The lines from the top of the material below through the line containing "4.3, 0, 2.7]" are to be printed exactly, with pictures omitted.

:::::

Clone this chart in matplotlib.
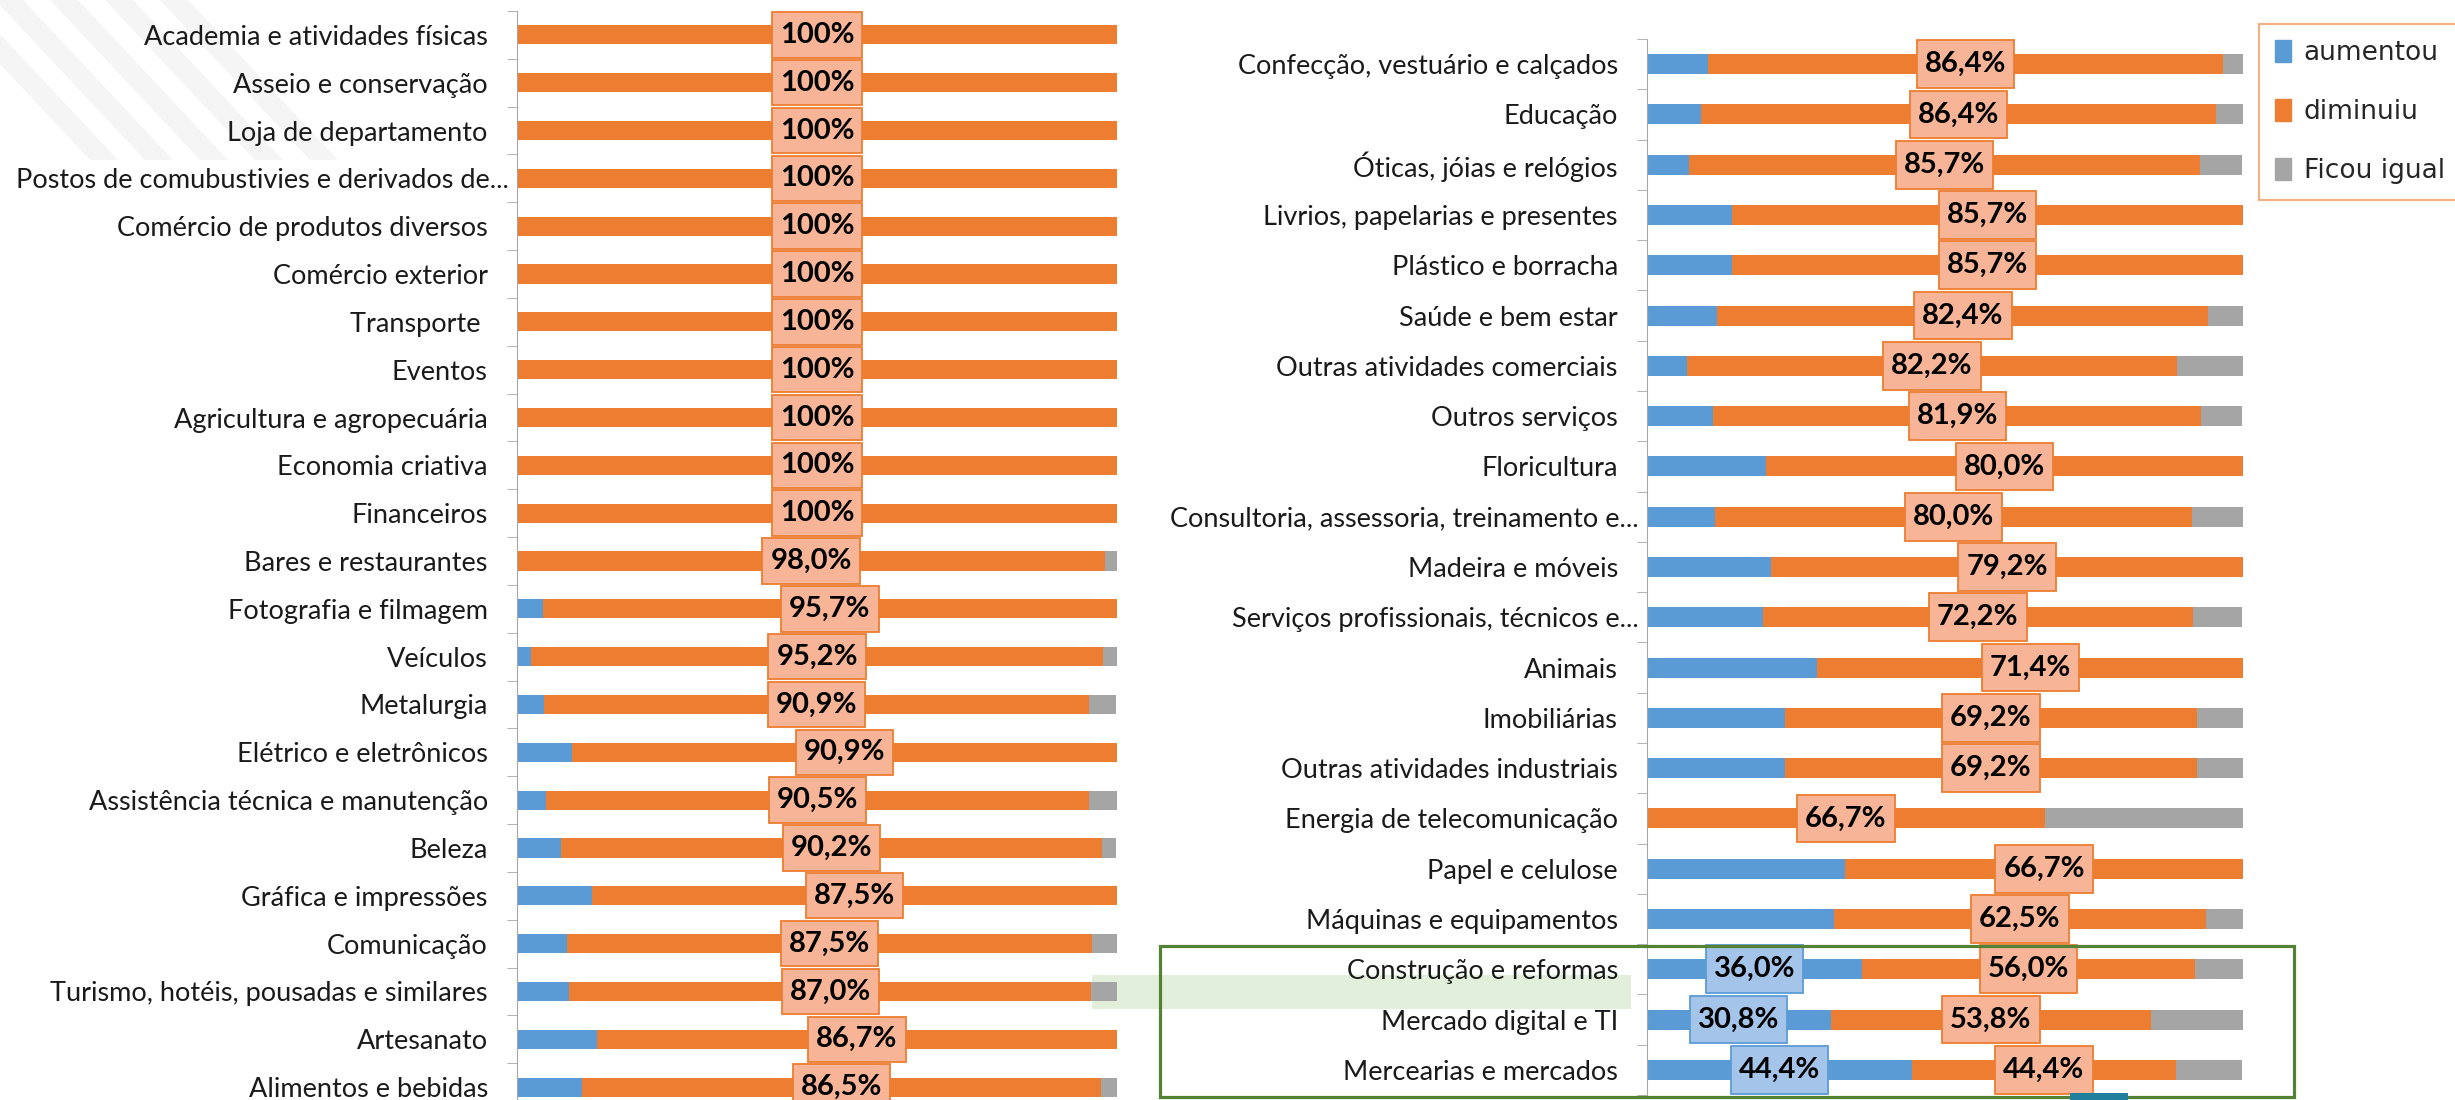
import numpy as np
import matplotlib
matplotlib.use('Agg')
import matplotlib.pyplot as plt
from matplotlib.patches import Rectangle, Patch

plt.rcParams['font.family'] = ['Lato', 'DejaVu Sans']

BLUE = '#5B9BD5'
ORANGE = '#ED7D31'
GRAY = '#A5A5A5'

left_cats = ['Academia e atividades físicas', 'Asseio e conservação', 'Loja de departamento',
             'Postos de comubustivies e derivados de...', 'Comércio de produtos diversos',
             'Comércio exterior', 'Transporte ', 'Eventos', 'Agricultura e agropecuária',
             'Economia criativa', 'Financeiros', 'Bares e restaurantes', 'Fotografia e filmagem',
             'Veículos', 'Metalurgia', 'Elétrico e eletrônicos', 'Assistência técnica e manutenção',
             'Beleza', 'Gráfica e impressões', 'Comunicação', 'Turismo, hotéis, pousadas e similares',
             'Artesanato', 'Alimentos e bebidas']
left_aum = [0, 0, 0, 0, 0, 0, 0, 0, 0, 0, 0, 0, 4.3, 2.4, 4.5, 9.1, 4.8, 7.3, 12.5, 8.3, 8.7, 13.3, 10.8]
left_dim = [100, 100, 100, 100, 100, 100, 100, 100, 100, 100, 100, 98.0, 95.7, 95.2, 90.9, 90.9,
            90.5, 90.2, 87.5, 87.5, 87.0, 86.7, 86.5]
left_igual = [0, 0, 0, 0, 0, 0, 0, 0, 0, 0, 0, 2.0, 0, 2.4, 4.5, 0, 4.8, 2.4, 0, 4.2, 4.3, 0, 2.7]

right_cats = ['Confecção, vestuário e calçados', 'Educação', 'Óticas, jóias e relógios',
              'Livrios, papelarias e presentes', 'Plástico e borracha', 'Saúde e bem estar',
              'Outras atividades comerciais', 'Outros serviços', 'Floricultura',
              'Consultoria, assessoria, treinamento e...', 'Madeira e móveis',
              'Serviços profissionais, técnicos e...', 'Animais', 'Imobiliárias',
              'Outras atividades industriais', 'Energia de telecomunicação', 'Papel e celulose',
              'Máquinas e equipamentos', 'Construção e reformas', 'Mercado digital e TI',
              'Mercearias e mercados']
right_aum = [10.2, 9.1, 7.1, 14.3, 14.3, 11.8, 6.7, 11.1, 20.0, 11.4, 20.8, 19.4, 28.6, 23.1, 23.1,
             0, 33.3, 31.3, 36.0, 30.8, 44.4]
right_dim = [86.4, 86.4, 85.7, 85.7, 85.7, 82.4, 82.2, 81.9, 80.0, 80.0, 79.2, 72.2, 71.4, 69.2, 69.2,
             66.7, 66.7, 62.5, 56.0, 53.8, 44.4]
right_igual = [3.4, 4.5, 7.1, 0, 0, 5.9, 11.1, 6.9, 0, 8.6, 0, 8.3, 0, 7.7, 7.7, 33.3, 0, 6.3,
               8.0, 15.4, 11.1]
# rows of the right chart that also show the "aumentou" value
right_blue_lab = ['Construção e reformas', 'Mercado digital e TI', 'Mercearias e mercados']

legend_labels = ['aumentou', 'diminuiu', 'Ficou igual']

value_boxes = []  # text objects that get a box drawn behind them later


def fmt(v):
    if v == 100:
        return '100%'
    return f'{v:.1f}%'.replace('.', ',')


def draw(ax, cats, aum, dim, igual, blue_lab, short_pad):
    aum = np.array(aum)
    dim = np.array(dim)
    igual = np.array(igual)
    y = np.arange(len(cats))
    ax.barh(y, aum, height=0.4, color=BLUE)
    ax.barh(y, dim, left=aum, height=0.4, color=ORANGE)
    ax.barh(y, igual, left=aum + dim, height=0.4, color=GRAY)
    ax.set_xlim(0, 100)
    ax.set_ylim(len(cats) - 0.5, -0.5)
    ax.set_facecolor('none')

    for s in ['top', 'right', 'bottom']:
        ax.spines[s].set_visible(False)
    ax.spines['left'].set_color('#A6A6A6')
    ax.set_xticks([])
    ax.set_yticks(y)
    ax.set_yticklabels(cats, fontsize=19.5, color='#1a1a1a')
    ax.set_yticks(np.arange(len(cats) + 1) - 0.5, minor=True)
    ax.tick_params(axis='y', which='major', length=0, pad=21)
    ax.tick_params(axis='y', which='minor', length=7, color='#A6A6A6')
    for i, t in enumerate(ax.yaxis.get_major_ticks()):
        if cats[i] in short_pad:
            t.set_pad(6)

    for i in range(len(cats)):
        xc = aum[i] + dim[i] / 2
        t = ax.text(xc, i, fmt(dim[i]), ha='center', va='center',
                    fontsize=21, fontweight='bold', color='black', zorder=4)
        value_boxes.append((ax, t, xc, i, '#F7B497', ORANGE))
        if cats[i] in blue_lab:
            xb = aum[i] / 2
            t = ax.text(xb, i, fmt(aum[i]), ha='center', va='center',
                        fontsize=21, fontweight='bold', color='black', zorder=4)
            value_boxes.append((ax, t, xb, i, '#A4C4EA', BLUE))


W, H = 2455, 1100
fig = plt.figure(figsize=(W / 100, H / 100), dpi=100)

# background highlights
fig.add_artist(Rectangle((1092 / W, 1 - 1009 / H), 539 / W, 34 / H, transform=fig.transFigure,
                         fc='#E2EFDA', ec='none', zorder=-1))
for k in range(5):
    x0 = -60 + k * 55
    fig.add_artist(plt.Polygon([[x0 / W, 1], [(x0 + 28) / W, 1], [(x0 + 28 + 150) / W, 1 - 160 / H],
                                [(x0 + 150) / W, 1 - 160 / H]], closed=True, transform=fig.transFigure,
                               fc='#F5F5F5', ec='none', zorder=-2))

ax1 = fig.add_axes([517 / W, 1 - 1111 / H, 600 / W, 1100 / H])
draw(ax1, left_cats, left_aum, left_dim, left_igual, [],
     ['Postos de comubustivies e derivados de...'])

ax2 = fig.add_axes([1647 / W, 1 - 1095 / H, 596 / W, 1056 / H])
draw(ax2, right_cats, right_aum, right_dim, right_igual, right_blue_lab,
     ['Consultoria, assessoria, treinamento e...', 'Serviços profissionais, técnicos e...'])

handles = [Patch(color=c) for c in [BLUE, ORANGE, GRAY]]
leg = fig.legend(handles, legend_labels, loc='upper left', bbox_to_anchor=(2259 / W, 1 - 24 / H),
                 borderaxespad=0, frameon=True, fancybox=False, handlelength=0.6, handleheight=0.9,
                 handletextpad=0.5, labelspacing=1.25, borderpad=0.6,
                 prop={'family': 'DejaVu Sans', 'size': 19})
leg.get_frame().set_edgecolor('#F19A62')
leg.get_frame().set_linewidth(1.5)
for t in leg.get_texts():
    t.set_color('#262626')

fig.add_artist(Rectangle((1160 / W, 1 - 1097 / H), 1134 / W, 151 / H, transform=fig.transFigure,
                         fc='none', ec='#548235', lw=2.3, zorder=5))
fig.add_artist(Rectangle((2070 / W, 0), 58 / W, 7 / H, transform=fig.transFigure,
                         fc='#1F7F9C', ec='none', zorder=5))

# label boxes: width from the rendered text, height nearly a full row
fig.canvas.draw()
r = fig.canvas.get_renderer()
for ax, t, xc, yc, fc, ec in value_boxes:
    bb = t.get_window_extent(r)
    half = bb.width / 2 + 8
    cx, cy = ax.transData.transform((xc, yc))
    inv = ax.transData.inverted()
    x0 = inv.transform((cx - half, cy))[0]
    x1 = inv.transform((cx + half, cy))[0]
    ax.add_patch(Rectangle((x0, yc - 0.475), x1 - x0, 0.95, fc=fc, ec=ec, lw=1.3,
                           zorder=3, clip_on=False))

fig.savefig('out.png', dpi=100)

:::::

* Solution to this task:
Clone this chart in matplotlib.
import numpy as np
import matplotlib
matplotlib.use('Agg')
import matplotlib.pyplot as plt
from matplotlib.patches import Rectangle, Patch

plt.rcParams['font.family'] = ['Lato', 'DejaVu Sans']

BLUE = '#5B9BD5'
ORANGE = '#ED7D31'
GRAY = '#A5A5A5'

left_cats = ['Academia e atividades físicas', 'Asseio e conservação', 'Loja de departamento',
             'Postos de comubustivies e derivados de...', 'Comércio de produtos diversos',
             'Comércio exterior', 'Transporte ', 'Eventos', 'Agricultura e agropecuária',
             'Economia criativa', 'Financeiros', 'Bares e restaurantes', 'Fotografia e filmagem',
             'Veículos', 'Metalurgia', 'Elétrico e eletrônicos', 'Assistência técnica e manutenção',
             'Beleza', 'Gráfica e impressões', 'Comunicação', 'Turismo, hotéis, pousadas e similares',
             'Artesanato', 'Alimentos e bebidas']
left_aum = [0, 0, 0, 0, 0, 0, 0, 0, 0, 0, 0, 0, 4.3, 2.4, 4.5, 9.1, 4.8, 7.3, 12.5, 8.3, 8.7, 13.3, 10.8]
left_dim = [100, 100, 100, 100, 100, 100, 100, 100, 100, 100, 100, 98.0, 95.7, 95.2, 90.9, 90.9,
            90.5, 90.2, 87.5, 87.5, 87.0, 86.7, 86.5]
left_igual = [0, 0, 0, 0, 0, 0, 0, 0, 0, 0, 0, 2.0, 0, 2.4, 4.5, 0, 4.8, 2.4, 0, 4.2, 4.3, 0, 2.7]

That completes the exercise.